__Job__:
Report each line of the data that includes the word "size".

+ + + +

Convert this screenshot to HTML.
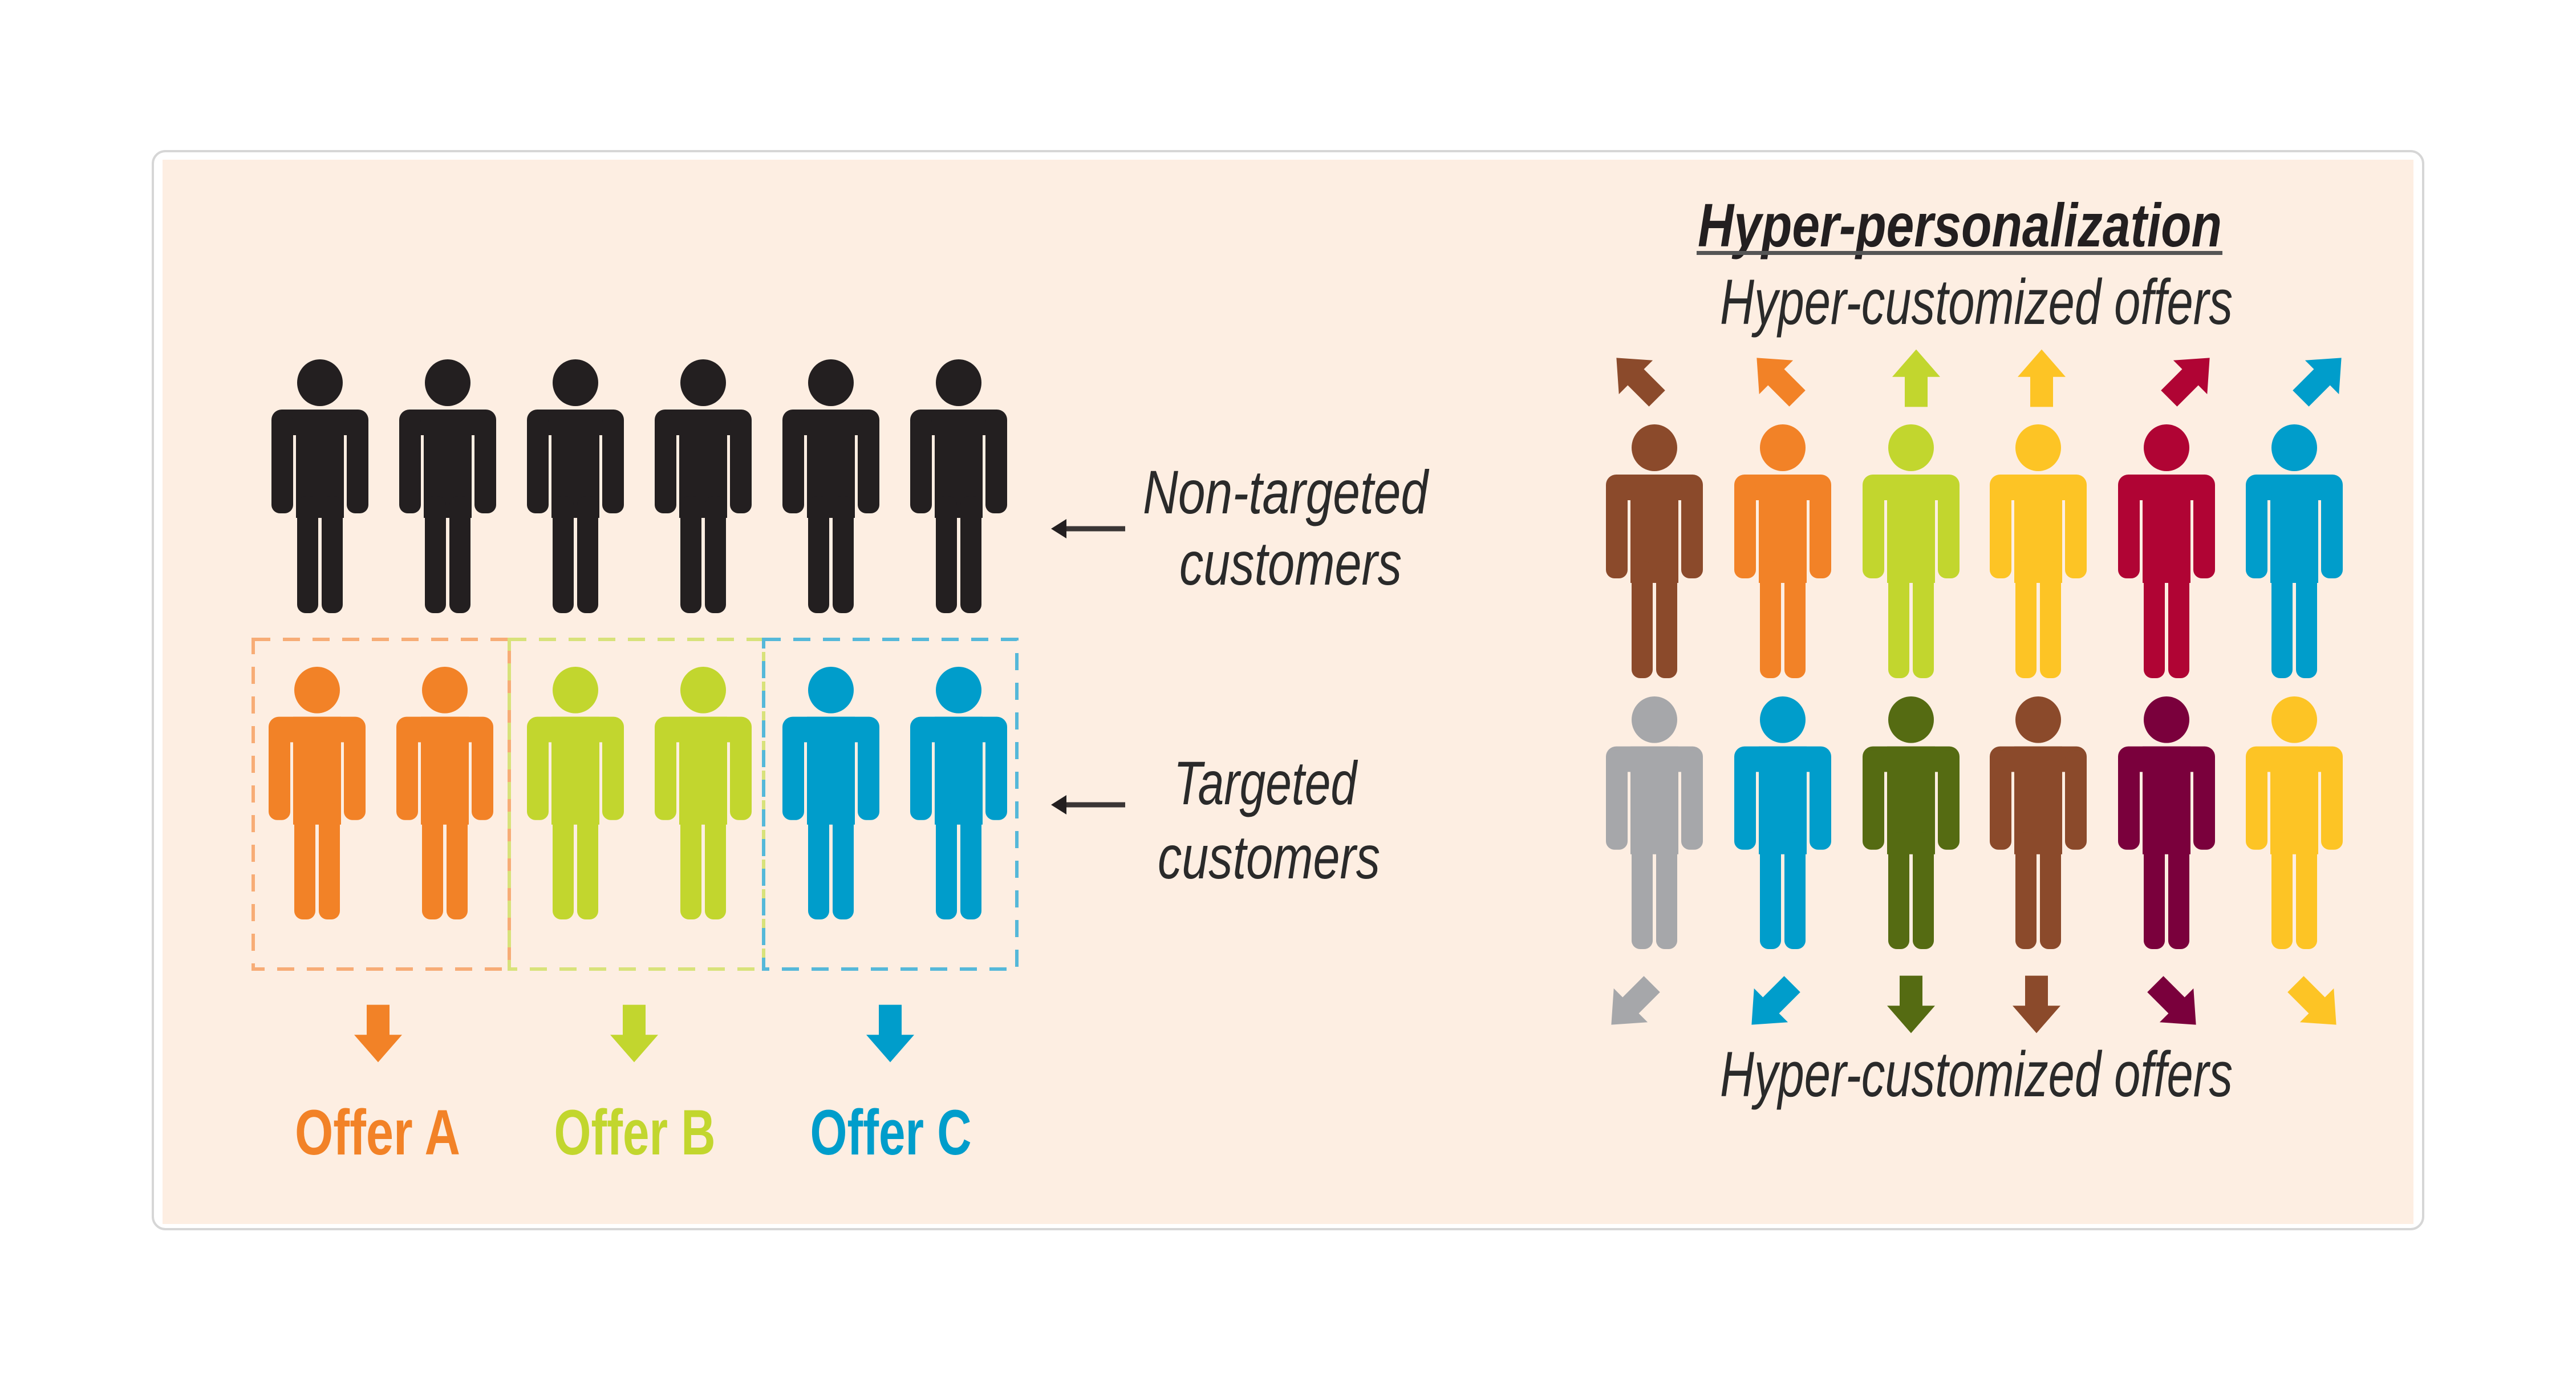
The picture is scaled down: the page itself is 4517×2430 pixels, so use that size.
<!DOCTYPE html>
<html><head><meta charset="utf-8"><style>
html,body{margin:0;padding:0;background:#fff;}
svg{display:block;}
text{font-family:"Liberation Sans Narrow","Liberation Sans",sans-serif;}
</style></head><body>
<svg id="c" width="4517" height="2430" viewBox="0 0 4517 2430" xmlns="http://www.w3.org/2000/svg">
<rect x="268" y="265" width="3981" height="1890" rx="22" fill="#fff" stroke="#d6d6d6" stroke-width="4"/>
<rect x="285" y="280" width="3947" height="1866" fill="#FDEEE2"/>
<g id="figs"></g>
<g fill="none" stroke-width="6" stroke-dasharray="30 22">
<rect x="444" y="1121" width="449" height="578" stroke="#F7AC76"/>
<rect x="893" y="1121" width="446" height="578" stroke="#D8E27A"/>
<rect x="1339" y="1121" width="444" height="578" stroke="#55B8D9"/>
</g>
<text x="662" y="2024" font-size="112" font-weight="bold" fill="#F28227" text-anchor="middle" textLength="290" lengthAdjust="spacingAndGlyphs">Offer A</text>
<text x="1113" y="2024" font-size="112" font-weight="bold" fill="#C2D62E" text-anchor="middle" textLength="283" lengthAdjust="spacingAndGlyphs">Offer B</text>
<text x="1562" y="2024" font-size="112" font-weight="bold" fill="#009DCB" text-anchor="middle" textLength="283" lengthAdjust="spacingAndGlyphs">Offer C</text>
<g fill="#2a2a2a" font-style="italic" font-size="108">
<text x="2004" y="900" textLength="500" lengthAdjust="spacingAndGlyphs">Non-targeted</text>
<text x="2068" y="1025" textLength="390" lengthAdjust="spacingAndGlyphs">customers</text>
<text x="2058" y="1410" textLength="321" lengthAdjust="spacingAndGlyphs">Targeted</text>
<text x="2030" y="1540" textLength="390" lengthAdjust="spacingAndGlyphs">customers</text>
<text x="3016" y="568" font-size="112" textLength="899" lengthAdjust="spacingAndGlyphs">Hyper-customized offers</text>
<text x="3016" y="1922" font-size="112" textLength="899" lengthAdjust="spacingAndGlyphs">Hyper-customized offers</text>
</g>
<text x="2977" y="432" font-size="108" font-weight="bold" font-style="italic" fill="#231F20" textLength="919" lengthAdjust="spacingAndGlyphs">Hyper-personalization</text>
<rect x="2975" y="440" width="922" height="7" fill="#555"/>
<g stroke="#3a3535" stroke-width="9" fill="#231F20">
<line x1="1868" y1="927" x2="1973" y2="927"/>
<polygon points="1843,927 1870,910 1870,944" stroke="none"/>
<line x1="1868" y1="1411" x2="1973" y2="1411"/>
<polygon points="1843,1411 1870,1394 1870,1428" stroke="none"/>
</g>
</svg>
<script>
// left panel
const leftCenters=[561,785,1009,1233,1457,1681];
const leftTopColors=['#231F20','#231F20','#231F20','#231F20','#231F20','#231F20'];
const leftBottomColors=['#F28227','#F28227','#C2D62E','#C2D62E','#009DCB','#009DCB'];
const offerArrowX=[663,1112,1561];
const offerColors=['#F28227','#C2D62E','#009DCB'];
// right panel
const rightCenters=[2901,3126,3351,3574,3799,4023];
const rightTopColors=['#8B4A2B','#F28227','#C2D62E','#FDC425','#B00434','#009DCB'];
const rightBottomColors=['#A6A7AA','#009DCB','#556B12','#8B4A2B','#7A003C','#FDC425'];
const topArrowX=[2870,3116,3360,3580,3839,4070];
const topArrowAngle=[-45,-45,0,0,45,45];
const bottomArrowX=[2861,3107,3351,3571,3815,4061];
const bottomArrowAngle=[-135,-135,180,180,135,135];

const NS='http://www.w3.org/2000/svg';
const g=document.getElementById('figs');
function el(t,a){const e=document.createElementNS(NS,t);for(const k in a)e.setAttribute(k,a[k]);return e;}
function figure(cx,top,h,color,name){
  const s=h/445;
  const f=el('g',{transform:`translate(${cx-85},${top}) scale(1,${s})`,fill:color});
  
  
  f.appendChild(el('ellipse',{cx:85,cy:41,rx:40,ry:41}));
  f.appendChild(el('rect',{x:0,y:88,width:170,height:45,rx:18}));
  f.appendChild(el('rect',{x:0,y:95,width:38,height:175,rx:15}));
  f.appendChild(el('rect',{x:132,y:95,width:38,height:175,rx:15}));
  f.appendChild(el('rect',{x:43,y:88,width:84,height:190}));
  f.appendChild(el('rect',{x:45,y:240,width:37,height:205,rx:15}));
  f.appendChild(el('rect',{x:88,y:240,width:37,height:205,rx:15}));
  g.appendChild(f);
}
function arrow(cx,cy,ang,color,name){
  const a=el('polygon',{points:'-20,45 20,45 20,-2 42,-2 0,-45 -42,-2 -20,-2',fill:color,transform:`translate(${cx},${cy}) rotate(${ang}) scale(1,1.12)`});
  
  
  g.appendChild(a);
}
leftCenters.forEach((x,i)=>figure(x,630,445,leftTopColors[i],'non-targeted-customer'));
leftCenters.forEach((x,i)=>figure(i<2?x-5:x,1169,443,leftBottomColors[i],'targeted-customer'));
offerArrowX.forEach((x,i)=>arrow(x,1812,180,offerColors[i],'offer-arrow'));
rightCenters.forEach((x,i)=>figure(x,744,445,rightTopColors[i],'personalized-customer-top'));
rightCenters.forEach((x,i)=>figure(x,1221,443,rightBottomColors[i],'personalized-customer-bottom'));
topArrowX.forEach((x,i)=>arrow(x,663,topArrowAngle[i],rightTopColors[i],'top-offer-arrow'));
bottomArrowX.forEach((x,i)=>arrow(x,1761,bottomArrowAngle[i],rightBottomColors[i],'bottom-offer-arrow'));
</script>
</body></html>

+ + + +

__Task result__:
The picture is scaled down: the page itself is 4517×2430 pixels, so use that size.
<text x="662" y="2024" font-size="112" font-weight="bold" fill="#F28227" text-anchor="middle" textLength="290" lengthAdjust="spacingAndGlyphs">Offer A</text>
<text x="1113" y="2024" font-size="112" font-weight="bold" fill="#C2D62E" text-anchor="middle" textLength="283" lengthAdjust="spacingAndGlyphs">Offer B</text>
<text x="1562" y="2024" font-size="112" font-weight="bold" fill="#009DCB" text-anchor="middle" textLength="283" lengthAdjust="spacingAndGlyphs">Offer C</text>
<g fill="#2a2a2a" font-style="italic" font-size="108">
<text x="3016" y="568" font-size="112" textLength="899" lengthAdjust="spacingAndGlyphs">Hyper-customized offers</text>
<text x="3016" y="1922" font-size="112" textLength="899" lengthAdjust="spacingAndGlyphs">Hyper-customized offers</text>
<text x="2977" y="432" font-size="108" font-weight="bold" font-style="italic" fill="#231F20" textLength="919" lengthAdjust="spacingAndGlyphs">Hyper-personalization</text>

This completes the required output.